NREL is currently investigating an alternative process for determining whether a panel is hazardous. “We need to figure this out because it definitely impacts liability and cost, making recycling more competitive,” Curtis said.
Despite these uncertainties, four states have recently enacted laws addressing PV module recycling. California, which has the most solar installations, allows the panels to be dumped in landfills, but only if they are certified harmless by a designated lab, which can cost upwards of $1,500. As of July 2022, only one recycling plant in California will accept solar panels.
In Washington state, a law aimed at providing an environmentally friendly way to recycle photovoltaic panels is due to go into effect in July 2025; New Jersey officials are expected to release a report on managing photovoltaic waste this spring, and North Carolina has directed state Environmental officials study decommissioning of utility-scale solar projects. (North Carolina currently requires solar panels to be disposed of as hazardous waste if they contain heavy metals such as silver or, in the case of old panels, hexavalent chromium, lead, cadmium and arsenic.)
In the European Union, since 2012, end-of-life photovoltaic panels are considered electronic waste under the European Union’s Waste Electrical and Electronic Equipment Directive (known as WEEE). The directive requires all member states to adhere to minimum standards, but actual e-waste recycling rates vary by country, said Marius Mordal Bakke, senior analyst for solar supplier research at Oslo, Norway-based research firm Rystad Energy. Despite the law, PV recycling rates in the EU are no better than in the US — about 10 percent — largely because of the difficulty of extracting valuable materials from panels, Bakke said.
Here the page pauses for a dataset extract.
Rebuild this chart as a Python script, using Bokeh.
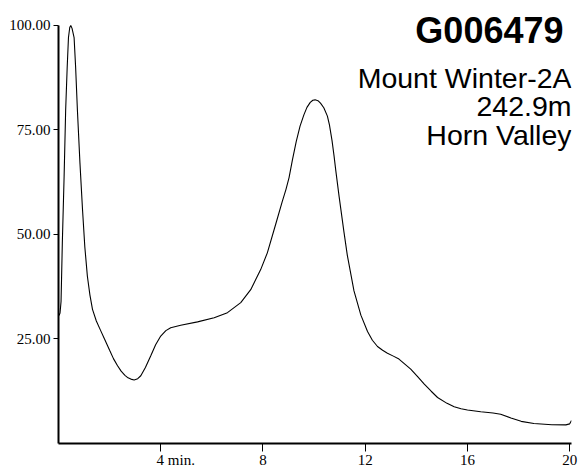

But he predicts recycling will become more common when the volume of scrapped panels increases to the point where it presents a business opportunity, providing recyclers with valuable material they can sell. He added that the government could help speed up the transition by banning the disposal of photovoltaic panels in landfill and offering incentives such as tax breaks to anyone who uses solar panels.
“At some point in the future, you’re going to see enough panels being retired that you have to start recycling,” Bakke said. “It’s going to be self-profitable regardless of commodity prices.”